Exercise materials:
▼

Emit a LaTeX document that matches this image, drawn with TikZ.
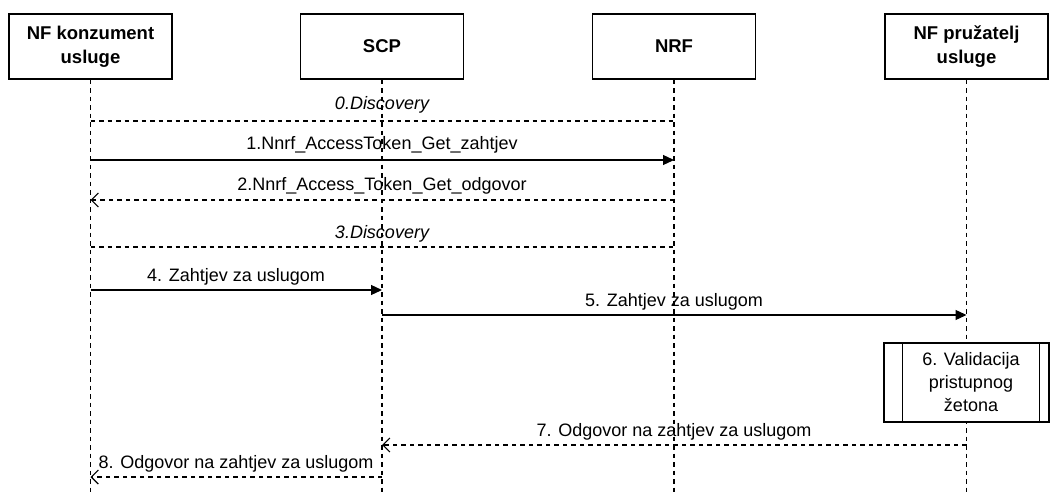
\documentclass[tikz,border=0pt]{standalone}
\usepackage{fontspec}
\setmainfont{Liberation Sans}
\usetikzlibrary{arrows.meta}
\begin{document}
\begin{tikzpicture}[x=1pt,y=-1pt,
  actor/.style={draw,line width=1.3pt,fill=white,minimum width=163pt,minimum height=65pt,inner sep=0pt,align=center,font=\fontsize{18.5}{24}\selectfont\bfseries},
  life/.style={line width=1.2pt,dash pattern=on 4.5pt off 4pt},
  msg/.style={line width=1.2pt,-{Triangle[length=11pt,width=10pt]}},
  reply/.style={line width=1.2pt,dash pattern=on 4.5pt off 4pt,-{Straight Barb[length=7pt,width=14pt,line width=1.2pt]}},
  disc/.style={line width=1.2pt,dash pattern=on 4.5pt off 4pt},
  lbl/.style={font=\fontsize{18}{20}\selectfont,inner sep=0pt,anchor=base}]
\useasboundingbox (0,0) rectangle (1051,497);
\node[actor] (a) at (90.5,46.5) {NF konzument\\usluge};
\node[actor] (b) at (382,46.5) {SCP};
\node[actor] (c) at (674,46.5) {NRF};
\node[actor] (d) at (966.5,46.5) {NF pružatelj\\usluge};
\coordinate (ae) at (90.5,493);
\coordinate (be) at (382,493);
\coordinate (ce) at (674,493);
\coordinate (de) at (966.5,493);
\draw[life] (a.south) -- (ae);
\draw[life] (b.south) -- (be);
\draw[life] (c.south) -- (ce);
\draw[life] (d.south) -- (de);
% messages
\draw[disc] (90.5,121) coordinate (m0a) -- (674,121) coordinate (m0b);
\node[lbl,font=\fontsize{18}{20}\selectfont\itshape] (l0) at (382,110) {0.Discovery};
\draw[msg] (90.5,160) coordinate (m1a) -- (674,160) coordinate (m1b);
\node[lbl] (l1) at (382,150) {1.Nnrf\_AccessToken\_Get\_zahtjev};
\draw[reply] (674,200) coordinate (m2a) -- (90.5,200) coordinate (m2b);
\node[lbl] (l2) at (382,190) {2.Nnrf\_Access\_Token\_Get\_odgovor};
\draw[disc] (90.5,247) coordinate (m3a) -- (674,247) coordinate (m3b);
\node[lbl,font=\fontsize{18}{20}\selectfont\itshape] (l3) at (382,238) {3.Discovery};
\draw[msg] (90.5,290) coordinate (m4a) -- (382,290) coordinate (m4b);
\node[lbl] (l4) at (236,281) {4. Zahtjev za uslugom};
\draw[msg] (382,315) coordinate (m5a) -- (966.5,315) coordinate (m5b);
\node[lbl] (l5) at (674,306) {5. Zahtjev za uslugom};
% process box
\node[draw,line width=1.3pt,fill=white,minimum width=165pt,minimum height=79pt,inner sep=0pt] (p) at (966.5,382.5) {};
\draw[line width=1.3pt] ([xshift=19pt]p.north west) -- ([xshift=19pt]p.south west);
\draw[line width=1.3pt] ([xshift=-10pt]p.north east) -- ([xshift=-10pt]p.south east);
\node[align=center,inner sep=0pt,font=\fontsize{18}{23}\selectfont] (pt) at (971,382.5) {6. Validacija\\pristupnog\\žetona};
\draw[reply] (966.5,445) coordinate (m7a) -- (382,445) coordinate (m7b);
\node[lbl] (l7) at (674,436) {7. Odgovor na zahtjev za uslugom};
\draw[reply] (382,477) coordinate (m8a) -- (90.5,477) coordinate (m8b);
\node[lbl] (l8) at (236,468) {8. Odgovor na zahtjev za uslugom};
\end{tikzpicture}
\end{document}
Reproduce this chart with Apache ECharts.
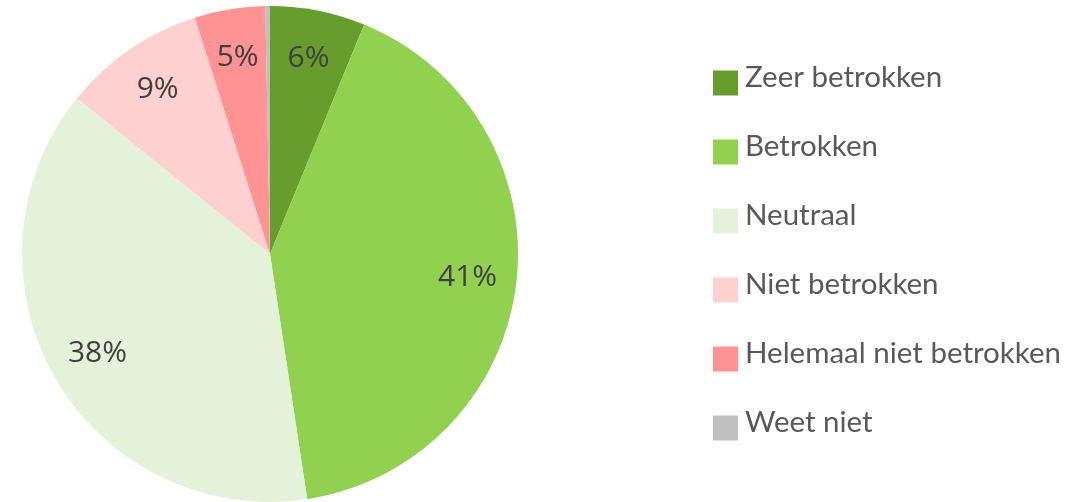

▲

Challenge: Every line should be retyped exactly, with the pictures omitted.

Task response:
Emit a LaTeX document that matches this image, drawn with TikZ.
\documentclass[tikz,border=0pt]{standalone}
\usepackage{fontspec}
\setmainfont{Liberation Sans}
\usetikzlibrary{arrows.meta}
\begin{document}
\begin{tikzpicture}[x=1pt,y=-1pt,
  actor/.style={draw,line width=1.3pt,fill=white,minimum width=163pt,minimum height=65pt,inner sep=0pt,align=center,font=\fontsize{18.5}{24}\selectfont\bfseries},
  life/.style={line width=1.2pt,dash pattern=on 4.5pt off 4pt},
  msg/.style={line width=1.2pt,-{Triangle[length=11pt,width=10pt]}},
  reply/.style={line width=1.2pt,dash pattern=on 4.5pt off 4pt,-{Straight Barb[length=7pt,width=14pt,line width=1.2pt]}},
  disc/.style={line width=1.2pt,dash pattern=on 4.5pt off 4pt},
  lbl/.style={font=\fontsize{18}{20}\selectfont,inner sep=0pt,anchor=base}]
\useasboundingbox (0,0) rectangle (1051,497);
\node[actor] (a) at (90.5,46.5) {NF konzument\\usluge};
\node[actor] (b) at (382,46.5) {SCP};
\node[actor] (c) at (674,46.5) {NRF};
\node[actor] (d) at (966.5,46.5) {NF pružatelj\\usluge};
\coordinate (ae) at (90.5,493);
\coordinate (be) at (382,493);
\coordinate (ce) at (674,493);
\coordinate (de) at (966.5,493);
\draw[life] (a.south) -- (ae);
\draw[life] (b.south) -- (be);
\draw[life] (c.south) -- (ce);
\draw[life] (d.south) -- (de);
% messages
\draw[disc] (90.5,121) coordinate (m0a) -- (674,121) coordinate (m0b);
\node[lbl,font=\fontsize{18}{20}\selectfont\itshape] (l0) at (382,110) {0.Discovery};
\draw[msg] (90.5,160) coordinate (m1a) -- (674,160) coordinate (m1b);
\node[lbl] (l1) at (382,150) {1.Nnrf\_AccessToken\_Get\_zahtjev};
\draw[reply] (674,200) coordinate (m2a) -- (90.5,200) coordinate (m2b);
\node[lbl] (l2) at (382,190) {2.Nnrf\_Access\_Token\_Get\_odgovor};
\draw[disc] (90.5,247) coordinate (m3a) -- (674,247) coordinate (m3b);
\node[lbl,font=\fontsize{18}{20}\selectfont\itshape] (l3) at (382,238) {3.Discovery};
\draw[msg] (90.5,290) coordinate (m4a) -- (382,290) coordinate (m4b);
\node[lbl] (l4) at (236,281) {4. Zahtjev za uslugom};
\draw[msg] (382,315) coordinate (m5a) -- (966.5,315) coordinate (m5b);
\node[lbl] (l5) at (674,306) {5. Zahtjev za uslugom};
% process box
\node[draw,line width=1.3pt,fill=white,minimum width=165pt,minimum height=79pt,inner sep=0pt] (p) at (966.5,382.5) {};
\draw[line width=1.3pt] ([xshift=19pt]p.north west) -- ([xshift=19pt]p.south west);
\draw[line width=1.3pt] ([xshift=-10pt]p.north east) -- ([xshift=-10pt]p.south east);
\node[align=center,inner sep=0pt,font=\fontsize{18}{23}\selectfont] (pt) at (971,382.5) {6. Validacija\\pristupnog\\žetona};
\draw[reply] (966.5,445) coordinate (m7a) -- (382,445) coordinate (m7b);
\node[lbl] (l7) at (674,436) {7. Odgovor na zahtjev za uslugom};
\draw[reply] (382,477) coordinate (m8a) -- (90.5,477) coordinate (m8b);
\node[lbl] (l8) at (236,468) {8. Odgovor na zahtjev za uslugom};
\end{tikzpicture}
\end{document}
Reproduce this chart with Apache ECharts.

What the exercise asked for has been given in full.